## Information provided
========
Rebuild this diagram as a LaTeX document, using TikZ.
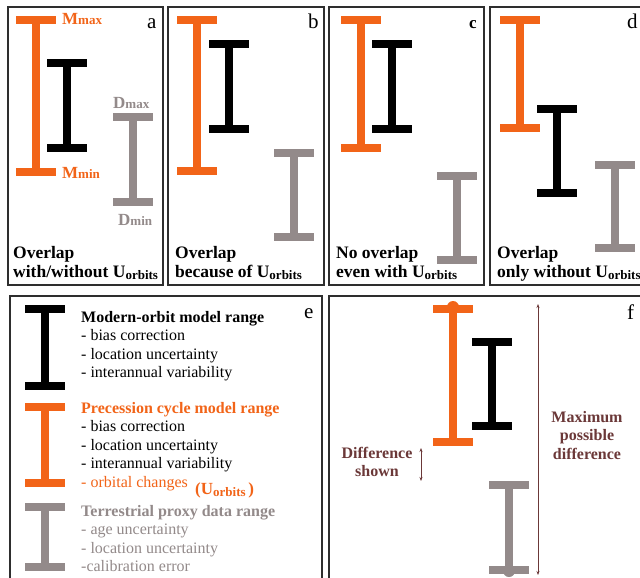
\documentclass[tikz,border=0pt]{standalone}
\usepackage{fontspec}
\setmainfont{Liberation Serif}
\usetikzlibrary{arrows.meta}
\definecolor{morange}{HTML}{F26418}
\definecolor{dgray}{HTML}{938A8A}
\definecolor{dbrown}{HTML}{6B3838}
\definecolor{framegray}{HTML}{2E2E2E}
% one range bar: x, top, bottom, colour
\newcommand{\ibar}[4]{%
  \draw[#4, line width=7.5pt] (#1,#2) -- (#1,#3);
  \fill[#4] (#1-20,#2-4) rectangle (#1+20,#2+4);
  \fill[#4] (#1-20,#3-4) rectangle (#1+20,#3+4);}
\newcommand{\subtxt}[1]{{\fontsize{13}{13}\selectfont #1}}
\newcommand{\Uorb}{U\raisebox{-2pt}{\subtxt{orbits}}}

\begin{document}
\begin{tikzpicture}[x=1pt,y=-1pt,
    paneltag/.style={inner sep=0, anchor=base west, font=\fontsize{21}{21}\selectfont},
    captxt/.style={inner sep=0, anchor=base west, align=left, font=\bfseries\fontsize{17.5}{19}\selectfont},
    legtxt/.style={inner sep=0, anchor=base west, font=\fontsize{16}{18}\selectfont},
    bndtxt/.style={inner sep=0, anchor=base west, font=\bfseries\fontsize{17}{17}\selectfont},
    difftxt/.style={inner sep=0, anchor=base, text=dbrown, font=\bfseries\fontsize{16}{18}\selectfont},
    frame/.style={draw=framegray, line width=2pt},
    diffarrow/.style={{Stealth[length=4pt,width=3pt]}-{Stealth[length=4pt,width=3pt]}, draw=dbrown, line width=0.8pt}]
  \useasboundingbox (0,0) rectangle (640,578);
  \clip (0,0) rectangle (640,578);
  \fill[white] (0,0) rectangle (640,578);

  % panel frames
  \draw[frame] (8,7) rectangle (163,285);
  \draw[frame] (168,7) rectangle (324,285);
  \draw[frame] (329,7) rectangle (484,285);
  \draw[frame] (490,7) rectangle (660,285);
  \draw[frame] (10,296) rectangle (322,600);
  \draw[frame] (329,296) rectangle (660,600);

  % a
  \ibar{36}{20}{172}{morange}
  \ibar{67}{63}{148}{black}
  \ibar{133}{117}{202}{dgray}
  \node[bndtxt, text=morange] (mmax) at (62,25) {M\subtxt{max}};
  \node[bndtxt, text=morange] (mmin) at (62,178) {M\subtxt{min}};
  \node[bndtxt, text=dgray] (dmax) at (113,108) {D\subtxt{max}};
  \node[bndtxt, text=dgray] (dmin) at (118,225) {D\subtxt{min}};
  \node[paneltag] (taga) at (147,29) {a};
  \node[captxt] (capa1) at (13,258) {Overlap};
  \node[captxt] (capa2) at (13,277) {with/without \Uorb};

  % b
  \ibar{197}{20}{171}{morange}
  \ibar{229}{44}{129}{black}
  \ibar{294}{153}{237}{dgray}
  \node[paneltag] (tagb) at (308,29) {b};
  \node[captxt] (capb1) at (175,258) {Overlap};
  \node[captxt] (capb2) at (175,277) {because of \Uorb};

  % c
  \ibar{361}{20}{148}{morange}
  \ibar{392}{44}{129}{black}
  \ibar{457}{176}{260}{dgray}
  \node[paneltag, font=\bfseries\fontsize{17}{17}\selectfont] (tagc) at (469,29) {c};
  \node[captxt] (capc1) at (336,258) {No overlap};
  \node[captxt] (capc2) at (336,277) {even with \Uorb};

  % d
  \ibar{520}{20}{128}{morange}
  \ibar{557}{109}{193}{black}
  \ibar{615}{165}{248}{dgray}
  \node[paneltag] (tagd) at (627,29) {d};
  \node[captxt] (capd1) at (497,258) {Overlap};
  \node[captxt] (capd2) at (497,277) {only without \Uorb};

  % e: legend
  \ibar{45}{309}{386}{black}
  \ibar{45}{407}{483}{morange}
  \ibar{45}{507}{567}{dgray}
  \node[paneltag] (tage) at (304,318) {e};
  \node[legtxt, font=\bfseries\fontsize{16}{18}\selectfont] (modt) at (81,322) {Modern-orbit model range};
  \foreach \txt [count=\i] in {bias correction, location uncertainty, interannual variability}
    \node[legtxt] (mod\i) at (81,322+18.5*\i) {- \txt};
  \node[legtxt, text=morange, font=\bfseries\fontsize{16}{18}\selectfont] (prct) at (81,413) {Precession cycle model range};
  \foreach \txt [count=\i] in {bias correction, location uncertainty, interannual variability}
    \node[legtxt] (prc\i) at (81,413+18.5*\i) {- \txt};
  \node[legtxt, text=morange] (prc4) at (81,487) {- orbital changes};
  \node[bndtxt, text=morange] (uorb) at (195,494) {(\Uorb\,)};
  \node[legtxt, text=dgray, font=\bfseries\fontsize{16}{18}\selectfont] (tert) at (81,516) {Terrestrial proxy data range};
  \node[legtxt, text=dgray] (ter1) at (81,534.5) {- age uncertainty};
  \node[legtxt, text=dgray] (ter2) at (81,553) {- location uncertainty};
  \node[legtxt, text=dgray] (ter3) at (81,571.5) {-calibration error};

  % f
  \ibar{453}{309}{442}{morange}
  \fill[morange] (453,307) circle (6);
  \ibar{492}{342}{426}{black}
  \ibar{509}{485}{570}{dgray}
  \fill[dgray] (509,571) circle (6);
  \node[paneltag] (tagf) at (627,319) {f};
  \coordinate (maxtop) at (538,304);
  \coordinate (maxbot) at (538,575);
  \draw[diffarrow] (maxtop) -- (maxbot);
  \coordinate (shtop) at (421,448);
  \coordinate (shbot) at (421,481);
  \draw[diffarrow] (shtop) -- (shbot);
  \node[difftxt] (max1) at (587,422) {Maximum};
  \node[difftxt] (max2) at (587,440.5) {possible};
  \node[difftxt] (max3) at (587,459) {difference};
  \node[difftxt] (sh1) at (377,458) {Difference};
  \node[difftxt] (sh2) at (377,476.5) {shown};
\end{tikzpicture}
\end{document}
========
## Written task
Keep the pictures out of the copy and return the rest of the data above exactly.

## The output
Rebuild this diagram as a LaTeX document, using TikZ.
\documentclass[tikz,border=0pt]{standalone}
\usepackage{fontspec}
\setmainfont{Liberation Serif}
\usetikzlibrary{arrows.meta}
\definecolor{morange}{HTML}{F26418}
\definecolor{dgray}{HTML}{938A8A}
\definecolor{dbrown}{HTML}{6B3838}
\definecolor{framegray}{HTML}{2E2E2E}
% one range bar: x, top, bottom, colour
\newcommand{\ibar}[4]{%
  \draw[#4, line width=7.5pt] (#1,#2) -- (#1,#3);
  \fill[#4] (#1-20,#2-4) rectangle (#1+20,#2+4);
  \fill[#4] (#1-20,#3-4) rectangle (#1+20,#3+4);}
\newcommand{\subtxt}[1]{{\fontsize{13}{13}\selectfont #1}}
\newcommand{\Uorb}{U\raisebox{-2pt}{\subtxt{orbits}}}

\begin{document}
\begin{tikzpicture}[x=1pt,y=-1pt,
    paneltag/.style={inner sep=0, anchor=base west, font=\fontsize{21}{21}\selectfont},
    captxt/.style={inner sep=0, anchor=base west, align=left, font=\bfseries\fontsize{17.5}{19}\selectfont},
    legtxt/.style={inner sep=0, anchor=base west, font=\fontsize{16}{18}\selectfont},
    bndtxt/.style={inner sep=0, anchor=base west, font=\bfseries\fontsize{17}{17}\selectfont},
    difftxt/.style={inner sep=0, anchor=base, text=dbrown, font=\bfseries\fontsize{16}{18}\selectfont},
    frame/.style={draw=framegray, line width=2pt},
    diffarrow/.style={{Stealth[length=4pt,width=3pt]}-{Stealth[length=4pt,width=3pt]}, draw=dbrown, line width=0.8pt}]
  \useasboundingbox (0,0) rectangle (640,578);
  \clip (0,0) rectangle (640,578);
  \fill[white] (0,0) rectangle (640,578);

  % panel frames
  \draw[frame] (8,7) rectangle (163,285);
  \draw[frame] (168,7) rectangle (324,285);
  \draw[frame] (329,7) rectangle (484,285);
  \draw[frame] (490,7) rectangle (660,285);
  \draw[frame] (10,296) rectangle (322,600);
  \draw[frame] (329,296) rectangle (660,600);

  % a
  \ibar{36}{20}{172}{morange}
  \ibar{67}{63}{148}{black}
  \ibar{133}{117}{202}{dgray}
  \node[bndtxt, text=morange] (mmax) at (62,25) {M\subtxt{max}};
  \node[bndtxt, text=morange] (mmin) at (62,178) {M\subtxt{min}};
  \node[bndtxt, text=dgray] (dmax) at (113,108) {D\subtxt{max}};
  \node[bndtxt, text=dgray] (dmin) at (118,225) {D\subtxt{min}};
  \node[paneltag] (taga) at (147,29) {a};
  \node[captxt] (capa1) at (13,258) {Overlap};
  \node[captxt] (capa2) at (13,277) {with/without \Uorb};

  % b
  \ibar{197}{20}{171}{morange}
  \ibar{229}{44}{129}{black}
  \ibar{294}{153}{237}{dgray}
  \node[paneltag] (tagb) at (308,29) {b};
  \node[captxt] (capb1) at (175,258) {Overlap};
  \node[captxt] (capb2) at (175,277) {because of \Uorb};

  % c
  \ibar{361}{20}{148}{morange}
  \ibar{392}{44}{129}{black}
  \ibar{457}{176}{260}{dgray}
  \node[paneltag, font=\bfseries\fontsize{17}{17}\selectfont] (tagc) at (469,29) {c};
  \node[captxt] (capc1) at (336,258) {No overlap};
  \node[captxt] (capc2) at (336,277) {even with \Uorb};

  % d
  \ibar{520}{20}{128}{morange}
  \ibar{557}{109}{193}{black}
  \ibar{615}{165}{248}{dgray}
  \node[paneltag] (tagd) at (627,29) {d};
  \node[captxt] (capd1) at (497,258) {Overlap};
  \node[captxt] (capd2) at (497,277) {only without \Uorb};

  % e: legend
  \ibar{45}{309}{386}{black}
  \ibar{45}{407}{483}{morange}
  \ibar{45}{507}{567}{dgray}
  \node[paneltag] (tage) at (304,318) {e};
  \node[legtxt, font=\bfseries\fontsize{16}{18}\selectfont] (modt) at (81,322) {Modern-orbit model range};
  \foreach \txt [count=\i] in {bias correction, location uncertainty, interannual variability}
    \node[legtxt] (mod\i) at (81,322+18.5*\i) {- \txt};
  \node[legtxt, text=morange, font=\bfseries\fontsize{16}{18}\selectfont] (prct) at (81,413) {Precession cycle model range};
  \foreach \txt [count=\i] in {bias correction, location uncertainty, interannual variability}
    \node[legtxt] (prc\i) at (81,413+18.5*\i) {- \txt};
  \node[legtxt, text=morange] (prc4) at (81,487) {- orbital changes};
  \node[bndtxt, text=morange] (uorb) at (195,494) {(\Uorb\,)};
  \node[legtxt, text=dgray, font=\bfseries\fontsize{16}{18}\selectfont] (tert) at (81,516) {Terrestrial proxy data range};
  \node[legtxt, text=dgray] (ter1) at (81,534.5) {- age uncertainty};
  \node[legtxt, text=dgray] (ter2) at (81,553) {- location uncertainty};
  \node[legtxt, text=dgray] (ter3) at (81,571.5) {-calibration error};

  % f
  \ibar{453}{309}{442}{morange}
  \fill[morange] (453,307) circle (6);
  \ibar{492}{342}{426}{black}
  \ibar{509}{485}{570}{dgray}
  \fill[dgray] (509,571) circle (6);
  \node[paneltag] (tagf) at (627,319) {f};
  \coordinate (maxtop) at (538,304);
  \coordinate (maxbot) at (538,575);
  \draw[diffarrow] (maxtop) -- (maxbot);
  \coordinate (shtop) at (421,448);
  \coordinate (shbot) at (421,481);
  \draw[diffarrow] (shtop) -- (shbot);
  \node[difftxt] (max1) at (587,422) {Maximum};
  \node[difftxt] (max2) at (587,440.5) {possible};
  \node[difftxt] (max3) at (587,459) {difference};
  \node[difftxt] (sh1) at (377,458) {Difference};
  \node[difftxt] (sh2) at (377,476.5) {shown};
\end{tikzpicture}
\end{document}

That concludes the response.